[Task requirements]: Print the lines starting at the line containing "Give me the Bokeh source for this chart." and ending at the line containing "color=[lerp_hex(bg_stops, x +", exactly and in full, without the pictures.

Charts and diagrams as code
-*-
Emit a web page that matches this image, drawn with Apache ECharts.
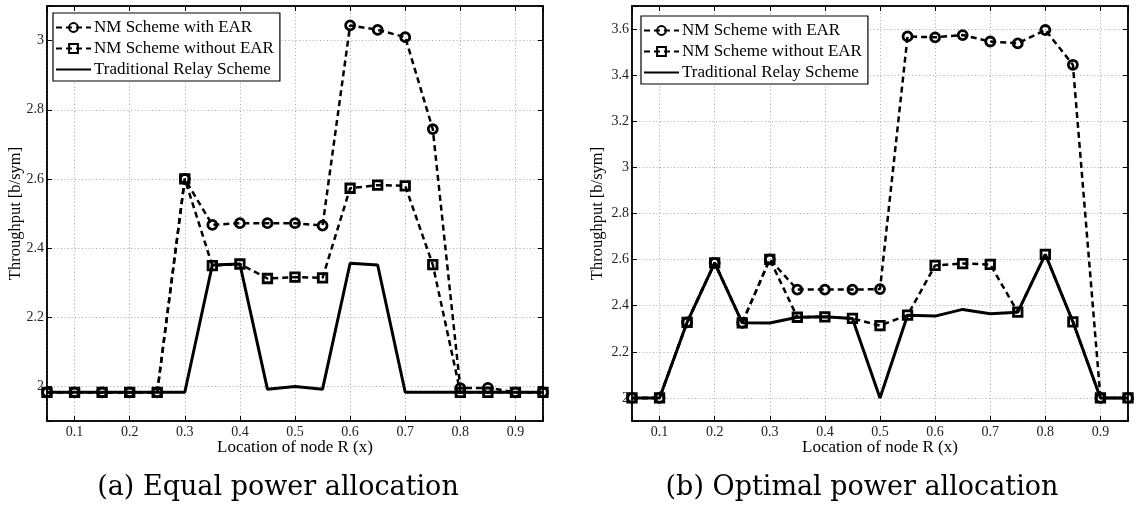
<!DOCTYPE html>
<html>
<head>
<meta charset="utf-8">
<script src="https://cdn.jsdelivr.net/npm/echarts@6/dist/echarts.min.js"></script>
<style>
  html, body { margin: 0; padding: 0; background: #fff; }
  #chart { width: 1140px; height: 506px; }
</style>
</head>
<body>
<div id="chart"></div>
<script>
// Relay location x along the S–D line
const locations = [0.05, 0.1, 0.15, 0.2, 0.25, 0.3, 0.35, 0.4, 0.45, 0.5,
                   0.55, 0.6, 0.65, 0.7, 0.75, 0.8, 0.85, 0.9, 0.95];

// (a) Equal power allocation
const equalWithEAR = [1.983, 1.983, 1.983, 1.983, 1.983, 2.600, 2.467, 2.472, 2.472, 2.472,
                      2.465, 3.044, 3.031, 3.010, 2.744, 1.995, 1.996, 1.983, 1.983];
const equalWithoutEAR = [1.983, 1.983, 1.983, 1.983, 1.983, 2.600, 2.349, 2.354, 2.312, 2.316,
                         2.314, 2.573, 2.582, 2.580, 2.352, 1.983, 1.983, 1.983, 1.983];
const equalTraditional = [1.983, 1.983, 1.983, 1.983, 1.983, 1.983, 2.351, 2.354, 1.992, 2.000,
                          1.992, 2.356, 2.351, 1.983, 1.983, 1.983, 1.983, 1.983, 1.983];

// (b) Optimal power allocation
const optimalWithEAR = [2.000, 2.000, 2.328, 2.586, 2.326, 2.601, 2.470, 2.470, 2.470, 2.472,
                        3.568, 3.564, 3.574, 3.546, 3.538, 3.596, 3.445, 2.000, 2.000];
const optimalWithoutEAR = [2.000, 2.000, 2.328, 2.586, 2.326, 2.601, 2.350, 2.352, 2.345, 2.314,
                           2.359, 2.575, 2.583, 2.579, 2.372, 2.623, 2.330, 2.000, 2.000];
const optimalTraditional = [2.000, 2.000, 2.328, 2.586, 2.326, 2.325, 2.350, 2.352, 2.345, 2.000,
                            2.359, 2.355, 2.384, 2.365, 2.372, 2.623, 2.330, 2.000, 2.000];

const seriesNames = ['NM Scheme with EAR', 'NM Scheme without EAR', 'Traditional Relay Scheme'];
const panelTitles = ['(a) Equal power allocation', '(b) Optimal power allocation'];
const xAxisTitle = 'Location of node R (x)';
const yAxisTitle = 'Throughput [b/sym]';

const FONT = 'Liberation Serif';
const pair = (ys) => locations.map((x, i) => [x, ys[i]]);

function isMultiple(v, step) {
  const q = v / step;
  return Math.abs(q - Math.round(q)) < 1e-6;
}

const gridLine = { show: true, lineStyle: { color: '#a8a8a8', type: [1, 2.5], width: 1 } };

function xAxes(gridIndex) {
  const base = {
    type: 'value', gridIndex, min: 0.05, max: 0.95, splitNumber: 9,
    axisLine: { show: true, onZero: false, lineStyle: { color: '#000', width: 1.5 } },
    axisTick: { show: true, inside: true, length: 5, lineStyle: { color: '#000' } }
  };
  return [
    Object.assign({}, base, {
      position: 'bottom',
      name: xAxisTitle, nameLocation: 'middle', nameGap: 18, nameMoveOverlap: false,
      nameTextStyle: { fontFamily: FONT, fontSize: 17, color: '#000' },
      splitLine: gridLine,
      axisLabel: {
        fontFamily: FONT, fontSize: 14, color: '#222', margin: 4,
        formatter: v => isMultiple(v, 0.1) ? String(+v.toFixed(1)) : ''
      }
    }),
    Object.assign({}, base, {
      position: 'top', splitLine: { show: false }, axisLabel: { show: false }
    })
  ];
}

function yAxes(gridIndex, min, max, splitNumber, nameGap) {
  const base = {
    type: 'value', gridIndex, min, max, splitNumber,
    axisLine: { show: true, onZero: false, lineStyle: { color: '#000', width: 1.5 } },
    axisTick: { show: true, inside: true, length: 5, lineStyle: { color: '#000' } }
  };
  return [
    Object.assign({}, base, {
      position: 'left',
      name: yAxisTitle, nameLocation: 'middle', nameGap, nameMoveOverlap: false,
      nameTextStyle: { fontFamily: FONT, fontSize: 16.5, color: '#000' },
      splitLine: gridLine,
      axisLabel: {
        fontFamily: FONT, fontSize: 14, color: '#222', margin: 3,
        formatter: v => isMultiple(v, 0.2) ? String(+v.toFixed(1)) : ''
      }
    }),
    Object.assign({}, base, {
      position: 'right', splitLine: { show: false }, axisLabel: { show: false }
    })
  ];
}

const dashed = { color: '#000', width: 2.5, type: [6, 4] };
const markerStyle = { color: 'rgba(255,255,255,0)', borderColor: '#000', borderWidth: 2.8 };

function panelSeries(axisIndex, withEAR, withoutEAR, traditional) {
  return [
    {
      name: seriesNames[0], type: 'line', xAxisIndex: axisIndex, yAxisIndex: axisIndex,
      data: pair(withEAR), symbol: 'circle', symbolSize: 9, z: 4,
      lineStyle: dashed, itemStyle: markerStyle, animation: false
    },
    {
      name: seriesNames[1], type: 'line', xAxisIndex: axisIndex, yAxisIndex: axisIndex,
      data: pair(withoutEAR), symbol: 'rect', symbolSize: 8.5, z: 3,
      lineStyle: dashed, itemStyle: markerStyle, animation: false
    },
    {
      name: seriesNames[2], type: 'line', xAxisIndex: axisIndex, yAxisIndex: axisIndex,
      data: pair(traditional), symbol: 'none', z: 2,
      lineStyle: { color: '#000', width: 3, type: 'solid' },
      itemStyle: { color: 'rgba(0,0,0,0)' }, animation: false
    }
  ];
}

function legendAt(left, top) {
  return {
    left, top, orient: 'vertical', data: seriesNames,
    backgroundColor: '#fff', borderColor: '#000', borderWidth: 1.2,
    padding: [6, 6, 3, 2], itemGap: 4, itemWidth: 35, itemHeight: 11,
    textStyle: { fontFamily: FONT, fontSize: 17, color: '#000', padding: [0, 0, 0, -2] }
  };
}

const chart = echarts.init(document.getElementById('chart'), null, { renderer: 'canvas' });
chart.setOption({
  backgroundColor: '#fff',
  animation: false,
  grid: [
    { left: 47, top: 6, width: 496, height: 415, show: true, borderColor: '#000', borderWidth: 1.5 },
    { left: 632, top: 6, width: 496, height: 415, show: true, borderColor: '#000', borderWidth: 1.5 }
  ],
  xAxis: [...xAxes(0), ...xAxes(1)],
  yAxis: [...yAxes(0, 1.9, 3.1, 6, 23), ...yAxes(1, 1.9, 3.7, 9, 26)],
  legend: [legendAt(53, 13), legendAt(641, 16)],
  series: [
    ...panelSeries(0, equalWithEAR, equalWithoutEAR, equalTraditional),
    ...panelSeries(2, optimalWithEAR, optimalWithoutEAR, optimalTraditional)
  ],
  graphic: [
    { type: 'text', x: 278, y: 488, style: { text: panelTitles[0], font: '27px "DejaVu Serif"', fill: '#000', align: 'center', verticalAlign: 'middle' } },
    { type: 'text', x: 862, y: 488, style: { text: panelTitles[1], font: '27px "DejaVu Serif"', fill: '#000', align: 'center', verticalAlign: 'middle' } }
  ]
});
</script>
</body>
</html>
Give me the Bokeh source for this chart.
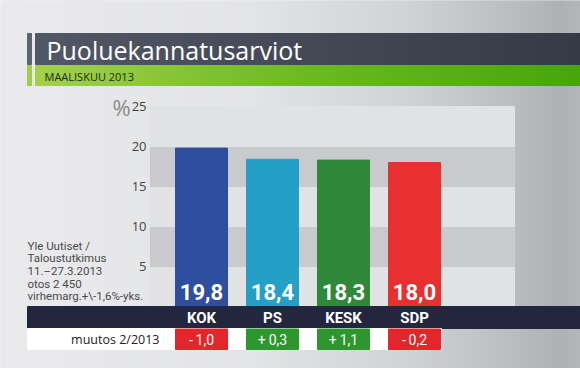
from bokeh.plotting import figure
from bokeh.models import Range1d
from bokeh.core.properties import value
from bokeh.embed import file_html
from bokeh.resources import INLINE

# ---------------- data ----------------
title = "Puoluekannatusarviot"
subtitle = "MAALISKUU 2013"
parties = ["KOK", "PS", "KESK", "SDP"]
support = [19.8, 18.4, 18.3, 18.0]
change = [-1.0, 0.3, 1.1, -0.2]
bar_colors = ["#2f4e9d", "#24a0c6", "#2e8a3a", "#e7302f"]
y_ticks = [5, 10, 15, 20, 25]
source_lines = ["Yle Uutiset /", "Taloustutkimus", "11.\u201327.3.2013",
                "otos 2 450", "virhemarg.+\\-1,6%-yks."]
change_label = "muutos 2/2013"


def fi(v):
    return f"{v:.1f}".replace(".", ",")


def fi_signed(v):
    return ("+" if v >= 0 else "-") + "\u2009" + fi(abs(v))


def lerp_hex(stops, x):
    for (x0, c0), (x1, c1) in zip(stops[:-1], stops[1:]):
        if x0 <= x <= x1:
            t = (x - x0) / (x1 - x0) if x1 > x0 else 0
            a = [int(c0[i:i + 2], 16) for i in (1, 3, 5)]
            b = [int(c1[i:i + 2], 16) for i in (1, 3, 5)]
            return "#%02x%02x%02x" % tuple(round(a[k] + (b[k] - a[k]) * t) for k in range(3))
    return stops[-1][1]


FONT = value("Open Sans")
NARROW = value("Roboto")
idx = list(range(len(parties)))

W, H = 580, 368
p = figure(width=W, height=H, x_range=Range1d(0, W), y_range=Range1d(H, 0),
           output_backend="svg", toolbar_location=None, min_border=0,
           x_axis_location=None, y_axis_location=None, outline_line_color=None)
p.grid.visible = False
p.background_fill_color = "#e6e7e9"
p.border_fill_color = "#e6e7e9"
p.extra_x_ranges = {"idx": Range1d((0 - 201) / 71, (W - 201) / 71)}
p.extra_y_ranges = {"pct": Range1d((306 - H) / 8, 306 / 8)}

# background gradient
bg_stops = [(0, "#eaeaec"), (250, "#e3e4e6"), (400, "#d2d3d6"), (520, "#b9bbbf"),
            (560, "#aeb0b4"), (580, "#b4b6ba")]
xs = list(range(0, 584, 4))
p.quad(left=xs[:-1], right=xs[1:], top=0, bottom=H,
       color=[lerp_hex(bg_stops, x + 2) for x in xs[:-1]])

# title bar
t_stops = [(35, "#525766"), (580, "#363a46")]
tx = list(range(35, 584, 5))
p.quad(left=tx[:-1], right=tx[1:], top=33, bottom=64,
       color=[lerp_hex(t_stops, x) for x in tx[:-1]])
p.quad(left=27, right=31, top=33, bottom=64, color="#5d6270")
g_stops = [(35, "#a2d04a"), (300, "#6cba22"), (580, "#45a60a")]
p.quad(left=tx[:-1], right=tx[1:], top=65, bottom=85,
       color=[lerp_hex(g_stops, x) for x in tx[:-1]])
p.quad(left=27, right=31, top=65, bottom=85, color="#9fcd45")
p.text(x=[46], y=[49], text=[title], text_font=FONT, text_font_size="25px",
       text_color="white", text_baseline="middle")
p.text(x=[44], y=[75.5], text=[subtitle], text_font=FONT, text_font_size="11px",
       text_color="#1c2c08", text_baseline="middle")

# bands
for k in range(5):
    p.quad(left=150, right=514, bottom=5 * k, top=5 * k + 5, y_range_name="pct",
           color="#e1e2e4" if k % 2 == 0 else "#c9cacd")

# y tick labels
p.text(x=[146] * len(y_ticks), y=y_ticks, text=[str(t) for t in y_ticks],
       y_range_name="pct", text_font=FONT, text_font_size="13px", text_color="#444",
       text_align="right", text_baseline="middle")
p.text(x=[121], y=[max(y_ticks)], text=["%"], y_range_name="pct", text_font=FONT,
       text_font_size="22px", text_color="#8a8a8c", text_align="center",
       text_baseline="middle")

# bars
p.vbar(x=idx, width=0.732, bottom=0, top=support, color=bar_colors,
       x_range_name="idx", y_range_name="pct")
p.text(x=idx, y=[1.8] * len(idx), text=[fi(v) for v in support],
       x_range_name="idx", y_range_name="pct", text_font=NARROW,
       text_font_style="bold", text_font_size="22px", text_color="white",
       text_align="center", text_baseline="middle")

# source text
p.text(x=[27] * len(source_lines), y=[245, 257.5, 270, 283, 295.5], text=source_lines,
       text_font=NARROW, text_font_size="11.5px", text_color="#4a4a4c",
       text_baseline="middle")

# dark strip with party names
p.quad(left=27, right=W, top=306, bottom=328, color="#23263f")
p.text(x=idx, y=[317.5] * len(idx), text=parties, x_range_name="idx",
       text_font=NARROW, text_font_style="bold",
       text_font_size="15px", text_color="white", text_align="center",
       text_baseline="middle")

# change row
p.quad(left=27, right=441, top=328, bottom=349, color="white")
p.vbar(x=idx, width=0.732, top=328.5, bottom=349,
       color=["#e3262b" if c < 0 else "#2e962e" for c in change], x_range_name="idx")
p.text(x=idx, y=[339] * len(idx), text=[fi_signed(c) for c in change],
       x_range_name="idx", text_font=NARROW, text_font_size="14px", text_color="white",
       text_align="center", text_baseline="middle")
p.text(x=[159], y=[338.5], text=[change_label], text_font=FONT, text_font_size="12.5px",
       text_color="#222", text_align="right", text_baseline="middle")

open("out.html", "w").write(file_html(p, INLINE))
-*-
[Final result]:
Give me the Bokeh source for this chart.
from bokeh.plotting import figure
from bokeh.models import Range1d
from bokeh.core.properties import value
from bokeh.embed import file_html
from bokeh.resources import INLINE

# ---------------- data ----------------
title = "Puoluekannatusarviot"
subtitle = "MAALISKUU 2013"
parties = ["KOK", "PS", "KESK", "SDP"]
support = [19.8, 18.4, 18.3, 18.0]
change = [-1.0, 0.3, 1.1, -0.2]
bar_colors = ["#2f4e9d", "#24a0c6", "#2e8a3a", "#e7302f"]
y_ticks = [5, 10, 15, 20, 25]
source_lines = ["Yle Uutiset /", "Taloustutkimus", "11.\u201327.3.2013",
                "otos 2 450", "virhemarg.+\\-1,6%-yks."]
change_label = "muutos 2/2013"


def fi(v):
    return f"{v:.1f}".replace(".", ",")


def fi_signed(v):
    return ("+" if v >= 0 else "-") + "\u2009" + fi(abs(v))


def lerp_hex(stops, x):
    for (x0, c0), (x1, c1) in zip(stops[:-1], stops[1:]):
        if x0 <= x <= x1:
            t = (x - x0) / (x1 - x0) if x1 > x0 else 0
            a = [int(c0[i:i + 2], 16) for i in (1, 3, 5)]
            b = [int(c1[i:i + 2], 16) for i in (1, 3, 5)]
            return "#%02x%02x%02x" % tuple(round(a[k] + (b[k] - a[k]) * t) for k in range(3))
    return stops[-1][1]


FONT = value("Open Sans")
NARROW = value("Roboto")
idx = list(range(len(parties)))

W, H = 580, 368
p = figure(width=W, height=H, x_range=Range1d(0, W), y_range=Range1d(H, 0),
           output_backend="svg", toolbar_location=None, min_border=0,
           x_axis_location=None, y_axis_location=None, outline_line_color=None)
p.grid.visible = False
p.background_fill_color = "#e6e7e9"
p.border_fill_color = "#e6e7e9"
p.extra_x_ranges = {"idx": Range1d((0 - 201) / 71, (W - 201) / 71)}
p.extra_y_ranges = {"pct": Range1d((306 - H) / 8, 306 / 8)}

# background gradient
bg_stops = [(0, "#eaeaec"), (250, "#e3e4e6"), (400, "#d2d3d6"), (520, "#b9bbbf"),
            (560, "#aeb0b4"), (580, "#b4b6ba")]
xs = list(range(0, 584, 4))
p.quad(left=xs[:-1], right=xs[1:], top=0, bottom=H,
       color=[lerp_hex(bg_stops, x + 2) for x in xs[:-1]])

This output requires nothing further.